Input records:
#####

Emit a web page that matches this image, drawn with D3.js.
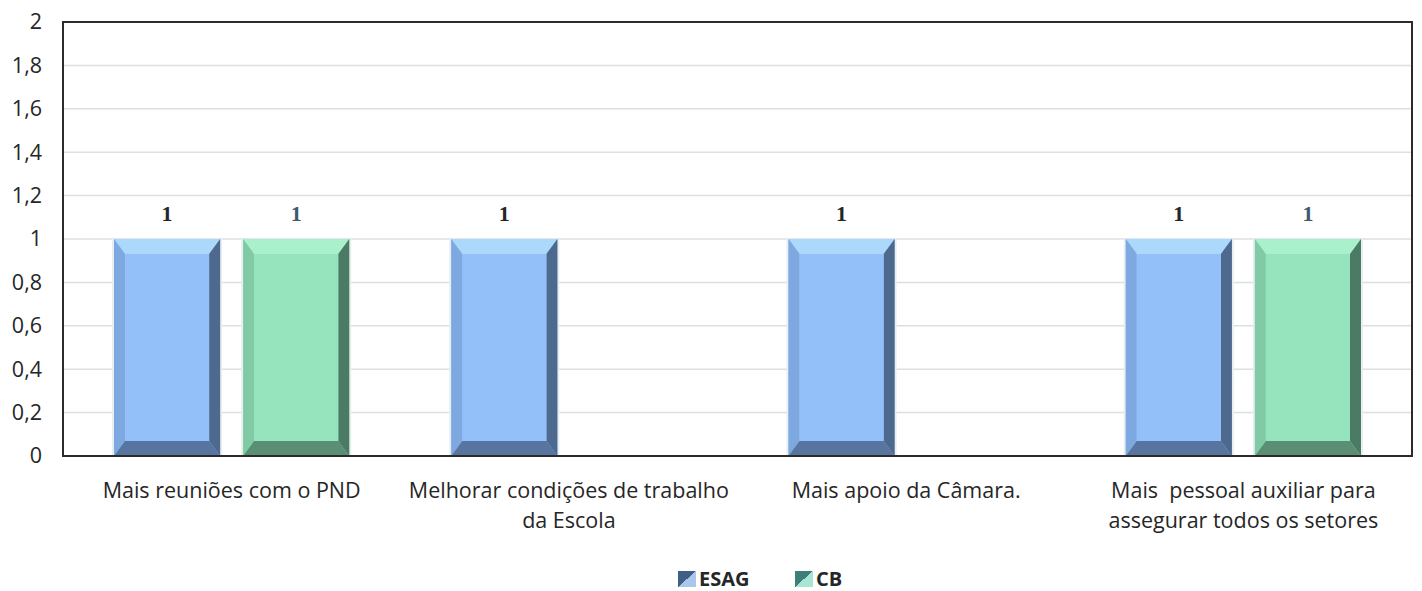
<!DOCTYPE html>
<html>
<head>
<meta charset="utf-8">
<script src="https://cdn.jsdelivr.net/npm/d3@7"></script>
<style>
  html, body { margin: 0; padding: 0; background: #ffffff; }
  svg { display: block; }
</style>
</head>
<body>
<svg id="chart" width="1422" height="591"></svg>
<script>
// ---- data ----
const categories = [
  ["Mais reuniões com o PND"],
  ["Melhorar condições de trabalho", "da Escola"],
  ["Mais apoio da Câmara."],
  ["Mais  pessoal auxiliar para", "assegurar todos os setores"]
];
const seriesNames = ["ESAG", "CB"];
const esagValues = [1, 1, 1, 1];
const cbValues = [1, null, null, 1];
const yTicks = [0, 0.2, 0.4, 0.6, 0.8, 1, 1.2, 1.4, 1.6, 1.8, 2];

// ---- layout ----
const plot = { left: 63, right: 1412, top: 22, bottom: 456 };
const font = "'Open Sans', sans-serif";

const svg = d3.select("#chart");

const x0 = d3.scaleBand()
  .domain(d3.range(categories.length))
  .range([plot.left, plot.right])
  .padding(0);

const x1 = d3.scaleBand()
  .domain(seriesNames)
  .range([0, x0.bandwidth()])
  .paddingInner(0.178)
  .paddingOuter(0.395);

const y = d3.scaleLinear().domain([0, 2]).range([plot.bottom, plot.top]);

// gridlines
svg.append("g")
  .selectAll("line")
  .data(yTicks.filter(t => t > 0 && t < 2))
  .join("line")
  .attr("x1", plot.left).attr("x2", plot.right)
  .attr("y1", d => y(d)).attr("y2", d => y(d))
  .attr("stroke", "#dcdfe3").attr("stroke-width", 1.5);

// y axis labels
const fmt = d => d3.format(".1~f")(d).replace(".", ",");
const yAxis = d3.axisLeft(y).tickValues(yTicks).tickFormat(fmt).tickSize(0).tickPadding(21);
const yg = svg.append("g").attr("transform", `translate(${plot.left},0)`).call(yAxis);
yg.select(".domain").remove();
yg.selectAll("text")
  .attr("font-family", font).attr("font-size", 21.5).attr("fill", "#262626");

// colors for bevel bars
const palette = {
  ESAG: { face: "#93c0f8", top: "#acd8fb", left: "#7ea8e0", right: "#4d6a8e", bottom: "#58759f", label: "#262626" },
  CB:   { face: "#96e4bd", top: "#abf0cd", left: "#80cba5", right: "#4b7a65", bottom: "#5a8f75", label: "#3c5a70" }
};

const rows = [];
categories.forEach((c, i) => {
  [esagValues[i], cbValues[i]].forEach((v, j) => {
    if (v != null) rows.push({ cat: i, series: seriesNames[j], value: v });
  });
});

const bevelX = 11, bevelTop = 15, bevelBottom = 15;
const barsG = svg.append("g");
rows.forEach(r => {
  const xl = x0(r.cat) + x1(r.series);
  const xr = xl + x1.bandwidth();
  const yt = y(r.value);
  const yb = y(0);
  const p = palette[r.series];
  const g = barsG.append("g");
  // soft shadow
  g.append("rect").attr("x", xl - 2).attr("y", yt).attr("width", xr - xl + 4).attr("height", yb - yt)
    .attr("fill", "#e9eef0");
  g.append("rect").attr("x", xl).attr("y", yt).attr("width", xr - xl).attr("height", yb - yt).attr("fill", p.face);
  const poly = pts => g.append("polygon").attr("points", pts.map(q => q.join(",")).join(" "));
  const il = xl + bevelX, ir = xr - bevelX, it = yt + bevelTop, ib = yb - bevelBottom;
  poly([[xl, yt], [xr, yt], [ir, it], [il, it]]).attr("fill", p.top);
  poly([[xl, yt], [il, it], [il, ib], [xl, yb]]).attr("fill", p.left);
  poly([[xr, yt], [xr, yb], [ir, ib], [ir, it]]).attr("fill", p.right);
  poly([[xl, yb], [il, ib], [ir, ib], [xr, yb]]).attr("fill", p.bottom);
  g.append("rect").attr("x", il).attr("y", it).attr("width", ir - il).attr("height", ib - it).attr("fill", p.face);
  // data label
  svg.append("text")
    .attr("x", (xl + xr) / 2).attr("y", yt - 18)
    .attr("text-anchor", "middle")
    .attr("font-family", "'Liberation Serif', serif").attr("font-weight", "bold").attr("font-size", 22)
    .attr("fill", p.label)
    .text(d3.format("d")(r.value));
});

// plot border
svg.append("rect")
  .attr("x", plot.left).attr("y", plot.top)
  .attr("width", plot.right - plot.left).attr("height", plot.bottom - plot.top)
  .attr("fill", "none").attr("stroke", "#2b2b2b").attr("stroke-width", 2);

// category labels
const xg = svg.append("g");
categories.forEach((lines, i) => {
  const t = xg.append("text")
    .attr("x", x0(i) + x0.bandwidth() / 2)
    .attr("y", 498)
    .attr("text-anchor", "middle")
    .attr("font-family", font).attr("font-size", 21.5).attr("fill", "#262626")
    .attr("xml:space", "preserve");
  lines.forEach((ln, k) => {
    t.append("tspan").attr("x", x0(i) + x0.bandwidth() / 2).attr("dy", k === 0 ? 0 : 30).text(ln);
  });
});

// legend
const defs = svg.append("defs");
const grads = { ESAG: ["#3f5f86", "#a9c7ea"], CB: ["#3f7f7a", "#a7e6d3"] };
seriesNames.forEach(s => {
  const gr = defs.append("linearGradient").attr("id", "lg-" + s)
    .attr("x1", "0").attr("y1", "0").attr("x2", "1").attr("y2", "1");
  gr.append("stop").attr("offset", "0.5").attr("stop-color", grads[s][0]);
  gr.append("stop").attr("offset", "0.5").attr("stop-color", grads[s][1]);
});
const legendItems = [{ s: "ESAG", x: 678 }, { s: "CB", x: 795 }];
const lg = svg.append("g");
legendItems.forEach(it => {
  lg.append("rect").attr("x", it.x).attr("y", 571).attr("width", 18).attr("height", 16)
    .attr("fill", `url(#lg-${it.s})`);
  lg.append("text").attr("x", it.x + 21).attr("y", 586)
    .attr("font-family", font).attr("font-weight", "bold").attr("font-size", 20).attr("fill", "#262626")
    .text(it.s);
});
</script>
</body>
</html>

#####

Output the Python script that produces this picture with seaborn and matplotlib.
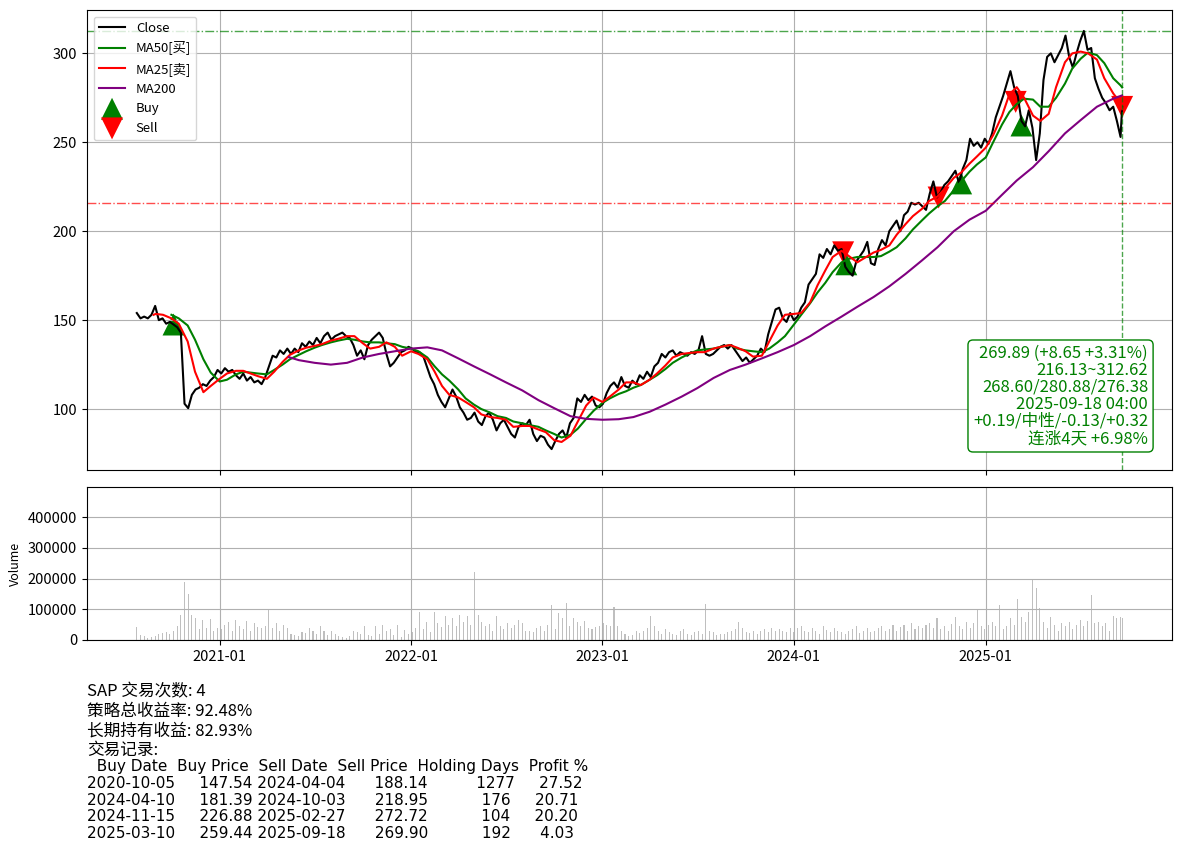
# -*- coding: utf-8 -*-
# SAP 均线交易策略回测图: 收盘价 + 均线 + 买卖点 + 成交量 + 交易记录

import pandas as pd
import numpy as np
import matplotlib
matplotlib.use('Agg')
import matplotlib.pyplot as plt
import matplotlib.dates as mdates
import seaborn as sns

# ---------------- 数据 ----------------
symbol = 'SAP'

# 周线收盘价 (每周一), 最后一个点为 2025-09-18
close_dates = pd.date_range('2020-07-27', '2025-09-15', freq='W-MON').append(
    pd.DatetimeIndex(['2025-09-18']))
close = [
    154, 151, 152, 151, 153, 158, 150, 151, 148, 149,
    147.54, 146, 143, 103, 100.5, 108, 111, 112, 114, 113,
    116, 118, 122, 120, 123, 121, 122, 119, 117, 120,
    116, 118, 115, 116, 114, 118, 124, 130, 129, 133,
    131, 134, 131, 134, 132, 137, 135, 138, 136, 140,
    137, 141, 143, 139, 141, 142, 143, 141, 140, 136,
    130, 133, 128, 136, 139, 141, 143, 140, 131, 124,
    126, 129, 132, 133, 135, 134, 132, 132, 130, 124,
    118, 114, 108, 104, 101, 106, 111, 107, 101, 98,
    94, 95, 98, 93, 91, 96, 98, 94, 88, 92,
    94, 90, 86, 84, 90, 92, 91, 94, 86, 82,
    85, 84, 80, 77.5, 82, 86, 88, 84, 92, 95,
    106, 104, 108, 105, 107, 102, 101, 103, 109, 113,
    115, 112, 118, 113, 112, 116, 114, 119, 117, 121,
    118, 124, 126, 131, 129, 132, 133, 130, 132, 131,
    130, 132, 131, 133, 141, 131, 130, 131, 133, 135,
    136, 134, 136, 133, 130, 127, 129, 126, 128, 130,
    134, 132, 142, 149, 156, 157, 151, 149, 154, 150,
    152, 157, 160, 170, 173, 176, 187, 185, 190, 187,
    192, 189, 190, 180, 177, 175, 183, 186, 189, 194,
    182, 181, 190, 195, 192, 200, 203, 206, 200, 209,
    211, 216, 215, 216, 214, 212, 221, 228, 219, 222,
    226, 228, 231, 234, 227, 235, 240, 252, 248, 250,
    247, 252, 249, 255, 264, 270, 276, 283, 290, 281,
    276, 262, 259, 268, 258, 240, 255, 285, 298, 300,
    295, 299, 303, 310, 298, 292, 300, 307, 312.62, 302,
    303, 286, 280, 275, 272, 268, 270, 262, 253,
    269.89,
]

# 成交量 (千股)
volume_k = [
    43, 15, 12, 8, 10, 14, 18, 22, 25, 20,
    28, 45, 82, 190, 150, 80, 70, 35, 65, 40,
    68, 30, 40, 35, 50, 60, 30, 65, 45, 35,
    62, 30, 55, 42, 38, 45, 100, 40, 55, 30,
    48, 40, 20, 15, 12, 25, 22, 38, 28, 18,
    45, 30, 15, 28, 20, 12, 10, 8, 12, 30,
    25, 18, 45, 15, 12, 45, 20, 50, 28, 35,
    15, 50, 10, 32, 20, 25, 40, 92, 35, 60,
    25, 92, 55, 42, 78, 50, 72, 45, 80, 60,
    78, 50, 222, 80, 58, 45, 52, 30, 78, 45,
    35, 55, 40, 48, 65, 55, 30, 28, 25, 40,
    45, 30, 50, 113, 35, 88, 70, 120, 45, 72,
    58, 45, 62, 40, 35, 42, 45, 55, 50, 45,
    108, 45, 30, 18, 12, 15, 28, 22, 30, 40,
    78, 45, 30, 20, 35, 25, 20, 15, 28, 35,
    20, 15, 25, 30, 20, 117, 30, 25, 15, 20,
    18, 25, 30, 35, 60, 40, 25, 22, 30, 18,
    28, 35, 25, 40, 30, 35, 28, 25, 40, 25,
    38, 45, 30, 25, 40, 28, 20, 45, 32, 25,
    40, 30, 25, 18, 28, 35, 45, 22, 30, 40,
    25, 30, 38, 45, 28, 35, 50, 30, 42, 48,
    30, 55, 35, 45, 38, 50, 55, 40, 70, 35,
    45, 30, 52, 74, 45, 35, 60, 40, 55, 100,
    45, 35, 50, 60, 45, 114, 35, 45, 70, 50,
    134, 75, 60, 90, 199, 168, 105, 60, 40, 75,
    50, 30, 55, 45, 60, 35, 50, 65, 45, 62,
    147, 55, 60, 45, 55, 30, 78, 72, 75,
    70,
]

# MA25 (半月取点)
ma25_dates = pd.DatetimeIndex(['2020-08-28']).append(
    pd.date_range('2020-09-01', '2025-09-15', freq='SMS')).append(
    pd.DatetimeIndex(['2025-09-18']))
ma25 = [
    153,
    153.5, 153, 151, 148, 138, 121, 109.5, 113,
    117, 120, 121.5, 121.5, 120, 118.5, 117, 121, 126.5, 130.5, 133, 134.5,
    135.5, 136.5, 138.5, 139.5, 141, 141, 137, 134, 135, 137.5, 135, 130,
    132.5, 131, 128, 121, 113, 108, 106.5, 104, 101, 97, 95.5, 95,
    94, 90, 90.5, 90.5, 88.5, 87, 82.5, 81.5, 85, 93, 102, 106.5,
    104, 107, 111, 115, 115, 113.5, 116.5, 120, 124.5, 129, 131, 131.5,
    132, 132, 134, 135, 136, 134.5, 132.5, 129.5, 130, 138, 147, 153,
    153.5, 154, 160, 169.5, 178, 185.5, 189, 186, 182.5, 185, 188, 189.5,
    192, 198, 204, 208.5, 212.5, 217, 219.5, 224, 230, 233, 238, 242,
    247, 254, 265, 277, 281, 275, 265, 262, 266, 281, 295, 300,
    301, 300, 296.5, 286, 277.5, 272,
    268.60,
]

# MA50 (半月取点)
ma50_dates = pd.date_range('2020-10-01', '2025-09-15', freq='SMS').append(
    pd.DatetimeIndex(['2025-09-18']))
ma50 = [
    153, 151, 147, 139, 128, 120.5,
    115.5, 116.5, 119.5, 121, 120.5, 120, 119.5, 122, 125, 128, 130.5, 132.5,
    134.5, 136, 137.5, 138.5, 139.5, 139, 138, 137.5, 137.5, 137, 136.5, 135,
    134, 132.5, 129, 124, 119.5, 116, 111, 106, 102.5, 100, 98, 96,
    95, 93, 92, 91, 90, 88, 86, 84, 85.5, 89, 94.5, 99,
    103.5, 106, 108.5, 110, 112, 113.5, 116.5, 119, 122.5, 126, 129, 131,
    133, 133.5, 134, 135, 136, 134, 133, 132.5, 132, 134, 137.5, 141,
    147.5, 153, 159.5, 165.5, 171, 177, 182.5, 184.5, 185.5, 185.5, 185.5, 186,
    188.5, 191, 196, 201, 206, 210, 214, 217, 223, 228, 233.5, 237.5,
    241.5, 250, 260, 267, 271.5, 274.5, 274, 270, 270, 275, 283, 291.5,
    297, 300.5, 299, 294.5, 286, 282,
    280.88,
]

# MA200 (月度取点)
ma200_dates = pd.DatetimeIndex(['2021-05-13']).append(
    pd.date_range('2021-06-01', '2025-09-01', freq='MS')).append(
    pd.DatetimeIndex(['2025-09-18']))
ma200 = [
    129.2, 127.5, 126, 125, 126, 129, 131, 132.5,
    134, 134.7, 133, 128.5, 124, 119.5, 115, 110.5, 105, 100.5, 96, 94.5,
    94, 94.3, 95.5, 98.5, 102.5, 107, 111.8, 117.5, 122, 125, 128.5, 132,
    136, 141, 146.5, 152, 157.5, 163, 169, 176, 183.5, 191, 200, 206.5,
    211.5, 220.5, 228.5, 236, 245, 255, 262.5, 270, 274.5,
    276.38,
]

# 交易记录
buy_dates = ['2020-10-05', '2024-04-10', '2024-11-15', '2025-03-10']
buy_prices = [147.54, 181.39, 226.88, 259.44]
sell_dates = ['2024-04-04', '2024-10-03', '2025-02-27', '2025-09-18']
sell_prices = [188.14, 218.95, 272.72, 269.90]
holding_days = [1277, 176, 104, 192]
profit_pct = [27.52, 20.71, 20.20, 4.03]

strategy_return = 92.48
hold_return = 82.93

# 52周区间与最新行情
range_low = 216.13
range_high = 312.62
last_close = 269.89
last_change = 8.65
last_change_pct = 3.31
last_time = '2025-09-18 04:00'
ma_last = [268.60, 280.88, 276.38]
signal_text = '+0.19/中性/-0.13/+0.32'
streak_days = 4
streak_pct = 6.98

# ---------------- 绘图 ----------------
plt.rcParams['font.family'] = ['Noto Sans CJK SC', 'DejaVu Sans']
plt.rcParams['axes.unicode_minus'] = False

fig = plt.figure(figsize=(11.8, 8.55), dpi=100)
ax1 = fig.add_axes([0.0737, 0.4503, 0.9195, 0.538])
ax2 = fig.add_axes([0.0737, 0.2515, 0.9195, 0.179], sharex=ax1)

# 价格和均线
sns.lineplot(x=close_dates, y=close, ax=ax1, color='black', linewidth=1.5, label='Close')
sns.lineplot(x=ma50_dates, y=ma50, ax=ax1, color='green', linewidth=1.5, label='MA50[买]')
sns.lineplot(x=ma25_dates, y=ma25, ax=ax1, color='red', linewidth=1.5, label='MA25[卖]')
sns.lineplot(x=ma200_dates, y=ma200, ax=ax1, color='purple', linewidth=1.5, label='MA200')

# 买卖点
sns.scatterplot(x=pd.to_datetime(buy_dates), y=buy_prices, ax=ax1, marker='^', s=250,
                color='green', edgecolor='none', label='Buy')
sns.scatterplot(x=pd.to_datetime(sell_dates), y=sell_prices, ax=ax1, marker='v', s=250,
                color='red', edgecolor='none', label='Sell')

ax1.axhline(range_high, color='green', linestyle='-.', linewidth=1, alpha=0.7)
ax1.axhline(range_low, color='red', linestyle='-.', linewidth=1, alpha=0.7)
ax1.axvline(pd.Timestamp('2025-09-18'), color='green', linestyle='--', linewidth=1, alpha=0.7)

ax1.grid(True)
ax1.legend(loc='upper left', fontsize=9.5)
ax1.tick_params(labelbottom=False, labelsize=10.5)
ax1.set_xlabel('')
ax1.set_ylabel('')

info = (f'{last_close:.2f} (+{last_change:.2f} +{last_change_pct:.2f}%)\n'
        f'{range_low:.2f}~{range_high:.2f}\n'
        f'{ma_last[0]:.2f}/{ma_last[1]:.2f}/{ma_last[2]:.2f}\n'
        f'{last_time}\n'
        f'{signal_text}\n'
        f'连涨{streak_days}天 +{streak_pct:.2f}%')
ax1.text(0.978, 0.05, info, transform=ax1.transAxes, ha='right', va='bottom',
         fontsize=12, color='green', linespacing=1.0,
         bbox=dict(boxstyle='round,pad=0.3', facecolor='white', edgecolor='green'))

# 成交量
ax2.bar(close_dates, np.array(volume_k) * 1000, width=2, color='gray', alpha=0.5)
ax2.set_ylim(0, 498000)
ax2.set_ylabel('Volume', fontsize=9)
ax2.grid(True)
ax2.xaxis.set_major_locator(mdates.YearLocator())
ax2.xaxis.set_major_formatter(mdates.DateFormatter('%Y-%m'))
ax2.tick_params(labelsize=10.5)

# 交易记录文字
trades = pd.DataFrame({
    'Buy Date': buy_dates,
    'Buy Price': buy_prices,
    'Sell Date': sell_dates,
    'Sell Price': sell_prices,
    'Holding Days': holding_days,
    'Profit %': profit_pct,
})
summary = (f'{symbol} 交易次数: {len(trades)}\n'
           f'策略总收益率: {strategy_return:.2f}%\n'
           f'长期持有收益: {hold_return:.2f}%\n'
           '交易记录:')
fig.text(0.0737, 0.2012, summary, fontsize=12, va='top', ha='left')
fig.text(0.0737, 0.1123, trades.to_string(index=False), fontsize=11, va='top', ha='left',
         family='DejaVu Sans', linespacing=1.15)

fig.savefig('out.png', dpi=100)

#####

Stated goal:
Pull every line containing "with" out of the data above.

Worked solution:
Emit a web page that matches this image, drawn with D3.js.
Output the Python script that produces this picture with seaborn and matplotlib.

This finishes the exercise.